Aus Sorge, die 3'536 Kompetenzbeschreibungen im Lehrplanteil B würden gänzlich unter den Tisch fallen, musste die Bildungsdirektion nun alles daransetzen, möglichst viele davon, wenn nicht alle, in den Lehrplanteil A zu schmuggeln, wo sie dann die Stoffinhalte fast gänzlich verdrängten. Um ihre Strategie rhetorisch zu tarnen, argumentierte die Bildungsdirektion und der Regierungsrat im Stile Harry Haslers: Alles paletti, wir haben nun zwei Lehrplanteile, ihr könnt wählen! Dies stimmt zwar, allerdings geht es ja nicht um die Anzahl der Lehrplanteile, sondern um die notwendige Verankerung übersichtlich dargelegter Stoffinhalte und somit um die Praktikabilität von Lehrplänen, welche bis zu jenem Zeitpunkt nicht gegeben war.

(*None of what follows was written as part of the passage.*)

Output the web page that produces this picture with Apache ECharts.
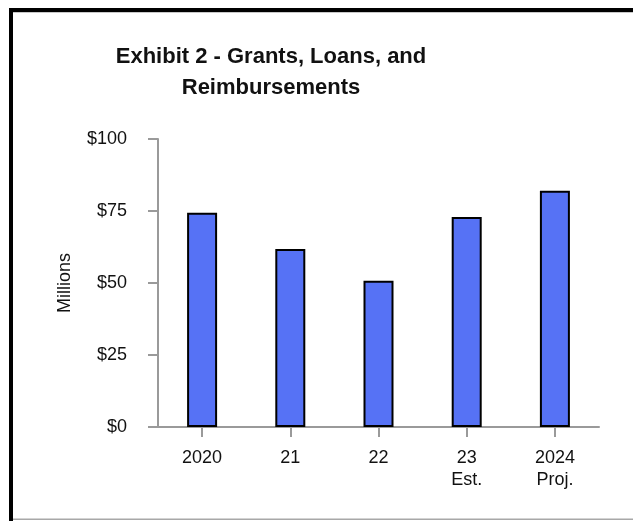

Um die Bildungsdirektion doch noch zur Raison zu bringen, lancierte die SSbB ihre Durchsetzungsinitiative. Ebenfalls bemüht um einen guten und praktikablen Baselbieter Lehrplan ist der Bildungsrat. Diesem gehören mittlerweile mehrere Mitglieder an mit Unterrichtserfahrung. Sie wissen, dass Lehrpläne, wenn überhaupt, nur zur Anwendung kommen, wenn sie nicht ideologie-, sondern praxisorientiert sind. Andernfalls werden sie seitens der Lehrkräfte zwangsläufig ignoriert. Drückt man einem Maler neue Pinsel ohne Borsten in die Hand, wird er mit seinen alten weiterarbeiten oder sich bis auf Weiteres an seinem Pausenbrot zu schaffen machen.
Das letzte Wort haben die Lehrkräfte
Aufgrund des Drucks beider Akteure, der SSbB und dem Bildungsrat, entstehen gegenwärtig für immer mehr Fächer nun doch noch Lehrpläne mit aufgelisteten Stoffinhalten. Es macht den Anschein, dass sich die SSbB unabhängig vom Ausgang der Abstimmung vom 7. März einmal mehr zum Wohle der Lernenden durchgesetzt hat. Letzten Endes entscheidet ohnehin weder die Bildungsdirektion bzw. -administration noch die Bildungspolitik über die Tauglichkeit von Lehrplänen. Dieser Entscheid obliegt den Lehrkräften im Rahmen ihrer täglichen Unterrichtsarbeit. Zumindest dies sollte man aus dem Passepartout-Skandal gelernt haben.